Kubewarden policies need to process JSON data such as policy settings and the request received by Kubernetes.

Despite TinyGo's current limitations, it's still easy to write Kubewarden validation policies with it.


Writing Kubewarden policies requires a version of TinyGo greater than v0.28.1. However, use the latest version, for the best results.


Using older versions of TinyGo results in runtime errors due to the limited support for Go reflection.

These Go libraries are useful when writing a Kubewarden policy:

  • Kubewarden Go SDK: Provides structures and functions reducing the amount of code necessary. It also provides test helpers.
  • Kubernetes Go types: The official Kubernetes Go Types can't be used with TinyGo. This module provides all the Kubernetes Types in a TinyGo-friendly way.
  • gjson: This provides a query language for quick navigation of JSON documents and data retrieval. This library doesn't use the encoding/json package provided by Go's stdlib, hence it's usable with TinyGo.
  • mapset: Provides a Go implementation of the Set data structure.
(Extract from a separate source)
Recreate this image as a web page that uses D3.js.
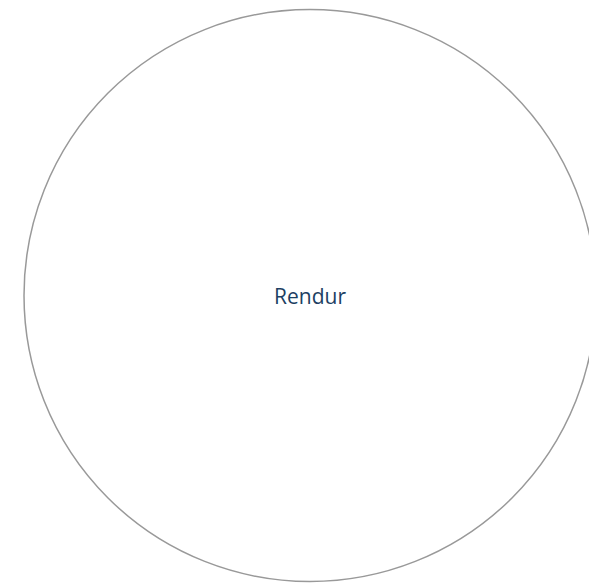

This library reduces the amount of code to write as operations such as Set union, intersection, difference are common operation in Kubewarden policies.

Lastly, the Kubewarden project provides a template Go policy project you can use to create Kubewarden Go policies.

Getting TinyGo dependencies

The easiest way to get TinyGo is by using the upstream container images. Official releases are here, while builds from the development branch are automatically pushed here.

If needed, try TinyGo's getting started page for more information.

Tutorial prerequisites

During this tutorial you need these tools on your development machine:

  • docker or another container engine: used to build the WebAssembly policy. You'll be using the compiler shipped in the official TinyGo container image.
  • bats: used to write the tests and automate their execution.
  • kwctl: CLI tool provided by Kubewarden to run its policies outside of Kubernetes, among other actions. It's covered in this section of the documentation.